In the MAC layer, the CSMA/CA foundation of 802.11, basically a wireless Ethernet protocol, scales about as well as does Ethernet. That is to say - poorly. Just as in an Ethernet LAN, more users results in a geometric reduction of throughput, so does the CSMA/CA MAC for WLANs. In contrast the MAC layer in the 802.16 standard has been designed to scale from one up to 100's of users within one RF channel, a feat the 802.11 MAC was never designed for and is incapable of supporting.
a) Coverage:
The BWA standard is designed for optimal performance in all types of propagation environments, including LOS, near LOS and NLOS environments, and delivers reliable robust performance even in cases where extreme link pathologies have been introduced.

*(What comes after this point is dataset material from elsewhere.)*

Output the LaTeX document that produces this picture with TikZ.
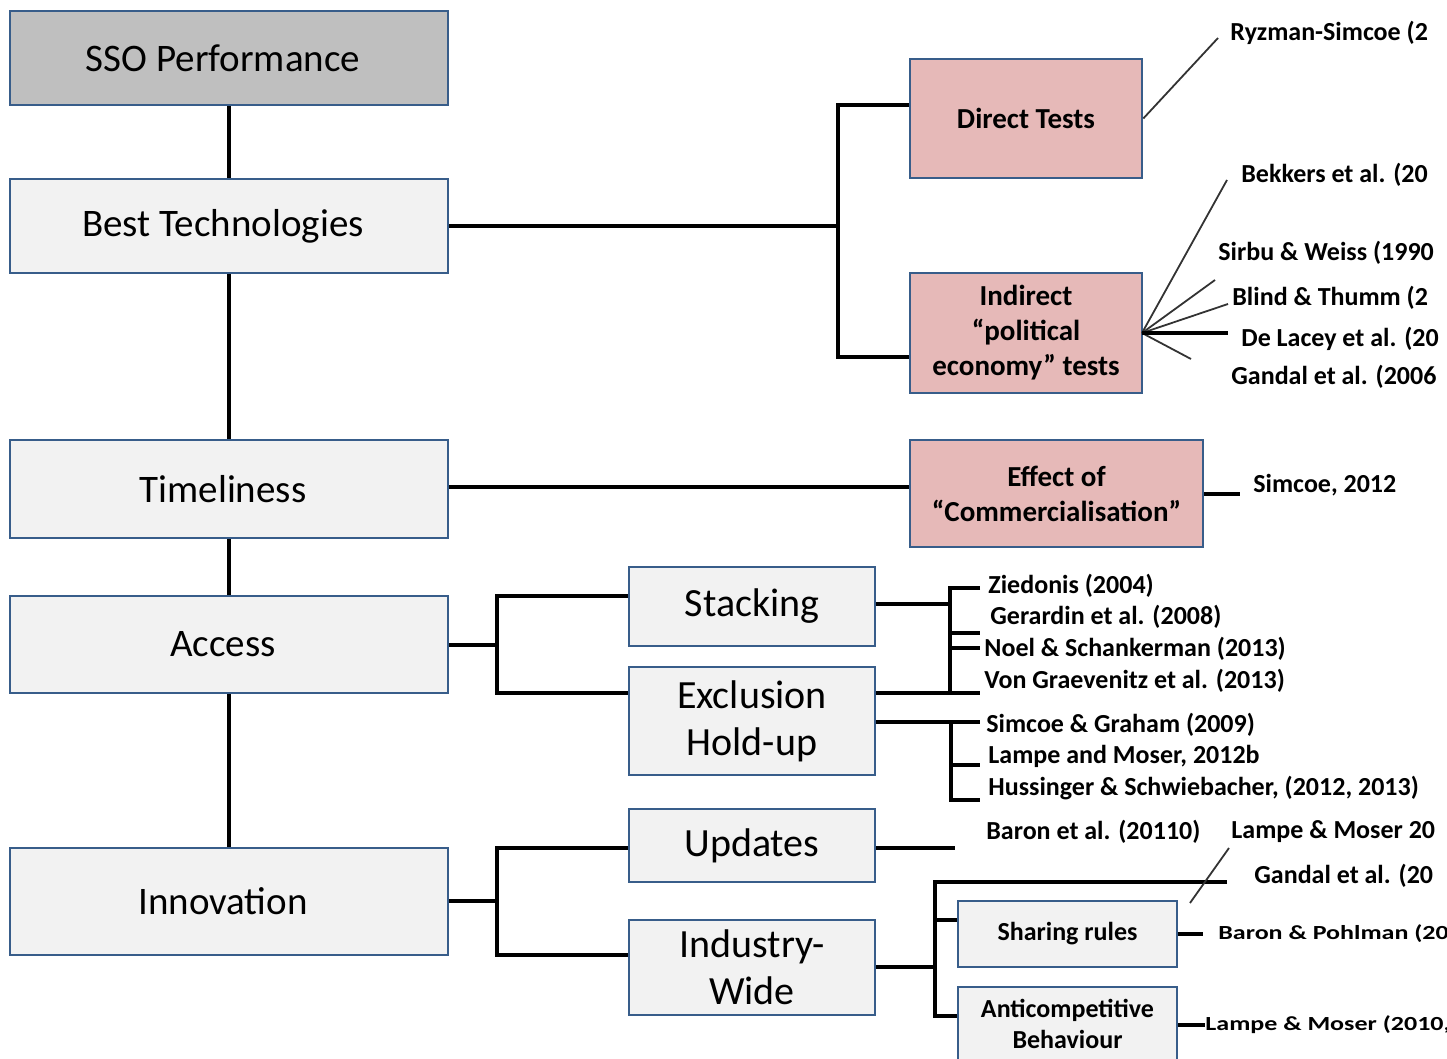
\documentclass[tikz,border=0pt]{standalone}
\usepackage{fontspec}
\usepackage{graphicx}
\setmainfont{Carlito}
\definecolor{boxEdge}{RGB}{56,93,138}
\definecolor{boxGrey}{RGB}{191,191,191}
\definecolor{boxLight}{RGB}{242,242,242}
\definecolor{boxPink}{RGB}{230,185,184}

\tikzset{
  box/.style={draw=boxEdge, line width=1.3pt, fill=boxLight, inner sep=0pt, align=center},
  mainbox/.style={box, minimum width=219pt, font=\fontsize{19.5}{23.5}\selectfont,
    execute at end node={\kern6pt}},
  subbox/.style={box, minimum width=123pt, font=\fontsize{20}{23.5}\selectfont},
  testbox/.style={box, fill=boxPink, font=\bfseries\fontsize{14.5}{17.5}\selectfont},
  rulebox/.style={box, minimum width=109.5pt, font=\bfseries\fontsize{13}{15.5}\selectfont},
  reftext/.style={anchor=west, inner sep=0pt, font=\bfseries\fontsize{13}{15}\selectfont},
  smallref/.style={reftext, font=\bfseries\fontsize{10}{12}\selectfont},
  link/.style={line width=1.6pt, black},
  fan/.style={line width=0.9pt, black!80},
}
\newcommand{\widesmall}[1]{\scalebox{1.3}[1]{#1}}

\begin{document}
\begin{tikzpicture}[x=0.5pt, y=-0.5pt]
  \useasboundingbox (0,0) rectangle (1447,1059);

  % main column
  \node[mainbox, fill=boxGrey, minimum height=47pt] (sso) at (229,58) {SSO Performance};
  \node[mainbox, minimum height=47pt] (best) at (229,226) {Best Technologies};
  \node[mainbox, minimum height=49pt] (timely) at (229,489) {Timeliness};
  \node[mainbox, minimum height=48.5pt] (access) at (229,644.5) {Access};
  \node[mainbox, minimum height=53.5pt] (innov) at (229,901.5) {Innovation};

  \draw[link] (sso) -- (best);
  \draw[link] (best) -- (timely);
  \draw[link] (timely) -- (access);
  \draw[link] (access) -- (innov);

  % tests of the best technology
  \node[testbox, minimum width=116pt, minimum height=59.5pt] (direct) at (1026,118.5) {Direct Tests};
  \node[testbox, minimum width=116pt, minimum height=60pt] (indirect) at (1026,333) {Indirect\\“political\\economy” tests};
  \node[testbox, minimum width=146.5pt, minimum height=53.5pt] (effect) at (1056.5,493.5) {Effect of\\“Commercialisation”};

  \coordinate (jTests) at (838,226);
  \draw[link] (best.east) -- (jTests);
  \draw[link] (direct.west |- 0,105) -| (jTests) |- (indirect.west |- 0,357);
  \draw[link] (timely.east |- 0,487) -- (effect.west |- 0,487);

  % access and innovation branches
  \node[subbox, minimum height=39.5pt] (stacking) at (752,606.5) {Stacking};
  \node[subbox, minimum height=54pt] (exclusion) at (752,721) {Exclusion\\Hold-up};
  \node[subbox, minimum height=36.5pt] (updates) at (752,845.5) {Updates};
  \node[subbox, minimum height=47.5pt] (industry) at (752,967.5) {Industry-\\Wide};

  \coordinate (jAccess) at (497,645);
  \draw[link] (access.east |- jAccess) -- (jAccess);
  \draw[link] (stacking.west |- 0,596) -| (jAccess) |- (exclusion.west |- 0,693);
  \coordinate (jInnov) at (497,901);
  \draw[link] (innov.east |- jInnov) -- (jInnov);
  \draw[link] (updates.west |- 0,848) -| (jInnov) |- (industry.west |- 0,955);

  \node[rulebox, minimum height=33pt] (sharing) at (1067.5,934) {Sharing rules};
  \node[rulebox, minimum height=37pt] (anticomp) at (1067.5,1024) {Anticompetitive\\Behaviour};

  \coordinate (jIndustry) at (935,967);
  \draw[link] (industry.east |- jIndustry) -- (jIndustry);
  \draw[link] (1227,882) -| (935,1016) -- (anticomp.west |- 0,1016);
  \draw[link] (935,920) -- (sharing.west |- 0,920);

  % literature
  \node[reftext] (ryzman) at (1230,33) {Ryzman-Simcoe (2};
  \node[reftext] (bekkers) at (1241,175) {Bekkers et al. (20};
  \node[reftext] (sirbu) at (1218,253) {Sirbu \& Weiss (1990};
  \node[reftext] (blind) at (1232,298) {Blind \& Thumm (2};
  \node[reftext] (delacey) at (1241,339) {De Lacey et al. (20};
  \node[reftext] (gandalA) at (1231,377) {Gandal et al. (2006};
  \node[reftext] (simcoe) at (1253,485) {Simcoe, 2012};
  \node[reftext] (ziedonis) at (988,586) {Ziedonis (2004)};
  \node[reftext] (gerardin) at (990,617) {Gerardin et al. (2008)};
  \node[reftext] (noel) at (984,649) {Noel \& Schankerman (2013)};
  \node[reftext] (graevenitz) at (984,681) {Von Graevenitz et al. (2013)};
  \node[reftext] (graham) at (986,725) {Simcoe \& Graham (2009)};
  \node[reftext] (lampeA) at (988,756) {Lampe and Moser, 2012b};
  \node[reftext] (hussinger) at (988,788) {Hussinger \& Schwiebacher, (2012, 2013)};
  \node[reftext] (baron) at (986,832) {Baron et al. (20110)};
  \node[reftext] (lampeB) at (1231,832) {Lampe \& Moser 20};
  \node[reftext] (gandalB) at (1254,876) {Gandal et al. (20};
  \node[smallref] (pohlman) at (1218,934) {\widesmall{Baron \& Pohlman (20}};
  \node[smallref] (lampeC) at (1205,1025) {\widesmall{Lampe \& Moser (2010,}};

  \coordinate (eRyzman) at (1218,38);
  \draw[fan] (direct.east) -- (eRyzman);
  \coordinate (fanRoot) at (1142,333);
  \foreach \x/\y in {1227/180, 1215/280, 1228/304, 1191/359}
    \draw[fan] (fanRoot) -- (\x,\y);
  \coordinate (eLacey) at (1228,333);
  \draw[link] (fanRoot) -- (eLacey);

  \coordinate (eSimcoe) at (1240,494);
  \draw[link] (effect.east |- eSimcoe) -- (eSimcoe);

  \coordinate (jStack) at (950,604);
  \draw[link] (stacking.east |- jStack) -- (jStack);
  \draw[link] (980,588) -| (950,693);
  \foreach \y in {633,648}
    \draw[link] (950,\y) -- (980,\y);
  \draw[link] (exclusion.east |- 0,693) -- (980,693);
  \draw[link] (exclusion.east |- 0,722) -- (980,722);
  \draw[link] (951,722) |- (980,800);
  \draw[link] (951,765) -- (980,765);

  \coordinate (eUpdates) at (955,848);
  \draw[link] (updates.east |- eUpdates) -- (eUpdates);
  \coordinate (eLampe) at (1229,848);
  \draw[fan] (1190,903) -- (eLampe);
  \coordinate (ePohlman) at (1203,934);
  \draw[link] (sharing.east |- ePohlman) -- (ePohlman);
  \coordinate (eLampeC) at (1205,1025);
  \draw[link] (anticomp.east |- eLampeC) -- (eLampeC);
\end{tikzpicture}
\end{document}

The robust OFDM waveform supports high spectral efficiency over ranges from 2 to 40 kilometers with up to 70 Mbps in a single RF channel. Advanced topologies (mesh networks) and antenna techniques (beam-forming, STC, antenna diversity) can be employed to improve coverage even further. These advanced techniques can also be used to increase spectral efficiency, capacity, reuse, and average and peak throughput per RF channel. In addition, not all OFDM is the same. The OFDM designed for BWA has in it the ability to support longer range transmissions and the multi-path or reflections encountered. In contrast, WLANs and 802.11 systems have at their core either a basic CDMA approach or use OFDM with a much different design, and have as a requirement low power consumption limiting the range. OFDM in the WLAN was created with the vision of the systems covering tens and maybe a few hundreds of meters versus 802.16 which is designed for higher power and an OFDM approach that supports deployments in the tens of kilometers.